Goats rest next to a tree

Why Goats?

As part of our Woodland Restoration Initiative, Riverside Park Conservancy has spent countless hours of volunteer and staff time over the last 15 years to control invasive species.

Unfortunately, it has been difficult to make progress in areas with steep slopes. Some of the species of plants that have proven most difficult to control are Porcelain Berry, English Ivy, Mugwort, Multiflora Rose and Poison Ivy, among several other species. These plants and vines have dominated two acres of the degraded woodland that we are working to improve.

Riverside Park’s goats are like a herd of full-time professional weeding staff. They are able to traverse difficult, hard-to-reach places, and can also gulp down poison ivy without a second thought. This frees up human hands — and significant portions of time — to work on other components of restoration.

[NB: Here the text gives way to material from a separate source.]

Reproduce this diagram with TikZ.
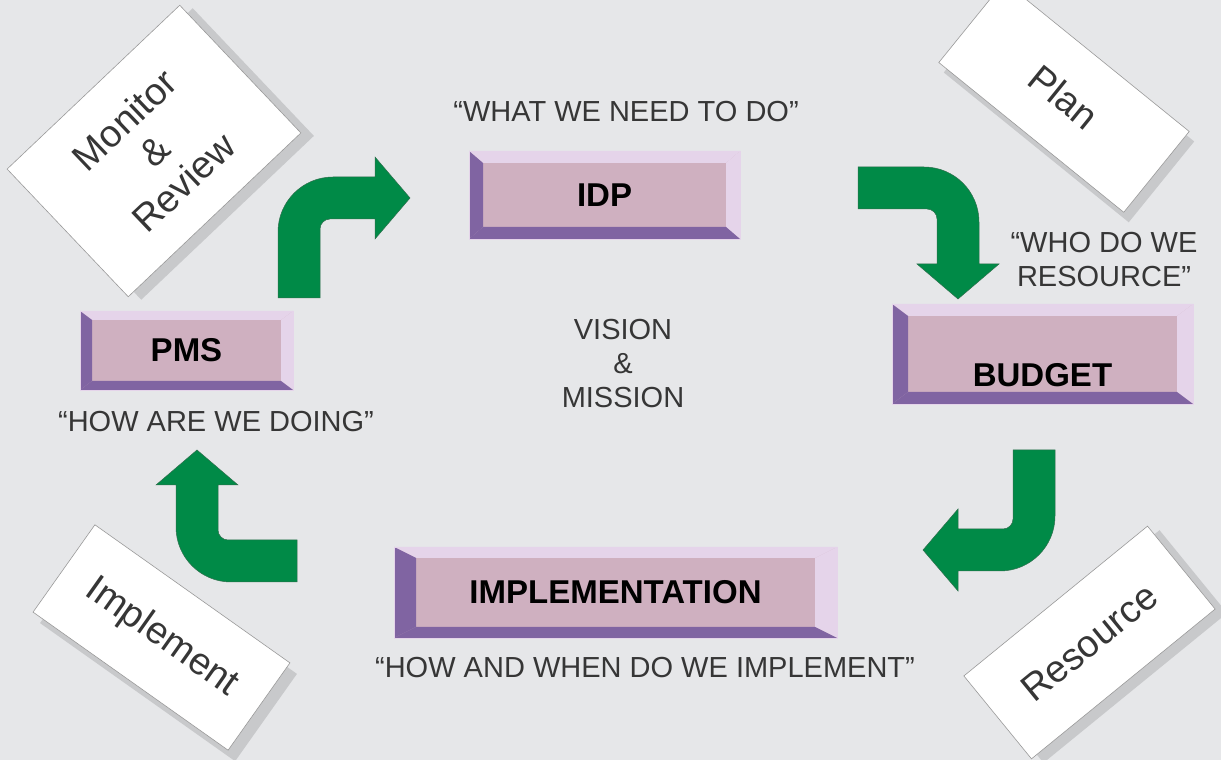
\documentclass[tikz,border=0pt]{standalone}
\usepackage{fontspec}
\setmainfont{Liberation Sans}
\usetikzlibrary{shadows}
\definecolor{Paper}{HTML}{E6E7E9}
\definecolor{Face}{HTML}{CFB0C0}
\definecolor{BevelLight}{HTML}{E5D4EA}
\definecolor{BevelDark}{HTML}{8064A2}
\definecolor{Leaf}{HTML}{008A47}
\definecolor{LeafEdge}{HTML}{2F6E4C}
\definecolor{Ink}{HTML}{363636}
\definecolor{Shade}{HTML}{C8C9CB}

\tikzset{
  boxtext/.style={font=\bfseries\fontsize{33}{38}\selectfont},
  bevelbox/.style 2 args={fill=Face, draw=BevelLight, line width=0.6pt, inner sep=0pt, boxtext,
    path picture={
      \fill[BevelLight] (path picture bounding box.north west) -- (path picture bounding box.north east)
        -- ([shift={(-#1,-#2)}]path picture bounding box.north east) -- ([shift={(#1,-#2)}]path picture bounding box.north west) -- cycle;
      \fill[BevelLight] (path picture bounding box.north east) -- (path picture bounding box.south east)
        -- ([shift={(-#1,#2)}]path picture bounding box.south east) -- ([shift={(-#1,-#2)}]path picture bounding box.north east) -- cycle;
      \fill[BevelDark] (path picture bounding box.south west) -- (path picture bounding box.south east)
        -- ([shift={(-#1,#2)}]path picture bounding box.south east) -- ([shift={(#1,#2)}]path picture bounding box.south west) -- cycle;
      \fill[BevelDark] (path picture bounding box.north west) -- (path picture bounding box.south west)
        -- ([shift={(#1,#2)}]path picture bounding box.south west) -- ([shift={(#1,-#2)}]path picture bounding box.north west) -- cycle;
    }},
  card/.style 2 args={fill=white, draw=gray!80, line width=0.6pt, text=Ink, align=center,
    font=\fontsize{38}{43}\selectfont, drop shadow={shadow xshift=#1pt, shadow yshift=#2pt, fill=Shade, opacity=1}},
  saying/.style={text=Ink, align=center, font=\fontsize{29}{34}\selectfont},
  bentarrow/.pic={
    \fill[Leaf, draw=LeafEdge, line width=0.5pt] (0,0) -- (0,66) arc[start angle=180, end angle=90, radius=55]
      -- (97,121) -- (97,141) -- (132,100) -- (97,59) -- (97,79) -- (52,79)
      arc[start angle=90, end angle=180, radius=10] -- (42,0) -- cycle;
  }
}

\begin{document}
\begin{tikzpicture}[x=1pt,y=1pt]
  \useasboundingbox (0,0) rectangle (1221,760);
  \fill[Paper] (0,0) rectangle (1221,760);

  % corner cards
  \node[card={13}{-3}, rotate=43.5, minimum width=238pt, minimum height=176pt] (monitor) at (154,609) {Monitor\\\&\\Review};
  \node[card={5}{-10}, rotate=-39, minimum width=238pt, minimum height=104pt] (plan) at (1064,663) {Plan};
  \node[card={7}{-11}, rotate=-35.3, minimum width=239pt, minimum height=107pt] (implement) at (161.5,122.5) {Implement};
  \node[card={12}{-4}, rotate=39.2, minimum width=237pt, minimum height=107pt] (resource) at (1089.5,117.5) {Resource};

  % green turning arrows
  \pic at (278,462) {bentarrow};
  \pic[rotate=-90] at (858,593) {bentarrow};
  \pic[rotate=180] at (1055,310) {bentarrow};
  \pic[rotate=90] at (297,178) {bentarrow};

  % bevelled boxes
  \node[bevelbox={14}{12}, minimum width=271pt, minimum height=88pt] (idp) at (604.5,565) {IDP};
  \node[bevelbox={16}{12}, minimum width=301pt, minimum height=100pt,
    label={[boxtext, yshift=-21pt]center:BUDGET}] (budget) at (1042.5,406) {};
  \node[bevelbox={12}{9}, minimum width=213pt, minimum height=79pt] (pms) at (186.5,409.5) {PMS};
  \node[bevelbox={22}{11}, minimum width=443pt, minimum height=91pt] (impl) at (615.5,167.5) {IMPLEMENTATION};

  % sayings
  \node[saying] (needtext) at (626,648) {“WHAT WE NEED TO DO”};
  \node[saying] (whotext) at (1104,500) {“WHO DO WE\\RESOURCE”};
  \node[saying] (doingtext) at (216,338) {“HOW ARE WE DOING”};
  \node[saying] (whentext) at (645,92) {“HOW AND WHEN DO WE IMPLEMENT”};
  \node[saying] (vision) at (623,396) {VISION\\\&\\MISSION};
\end{tikzpicture}
\end{document}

Goats and their giant appetites have been widely used by farmers, and recently, by nearby parks to assist in controlling and suppressing the growth of these detrimental invasive plants. Not only to goats eat almost constantly — they can consume 25% of their own body weight in vegetation in just one day — but their fecal matter adds nutrients to the soil as they go. It’s an all around win — a sustainable, chemical-free method of removing invasive species from a landscape.

The Process

We have hosted goats for four summer seasons – in 2019, 2021, 2022, and 2023.

Throughout the season, the goats continuously consume the weeds all the way down to the roots, which stunts the plants’ normal growth trajectory by making them start all over — only to be eaten again. After a few seasons of eating, the plants’ ability to grow will have been weakened, and perhaps eliminated altogether.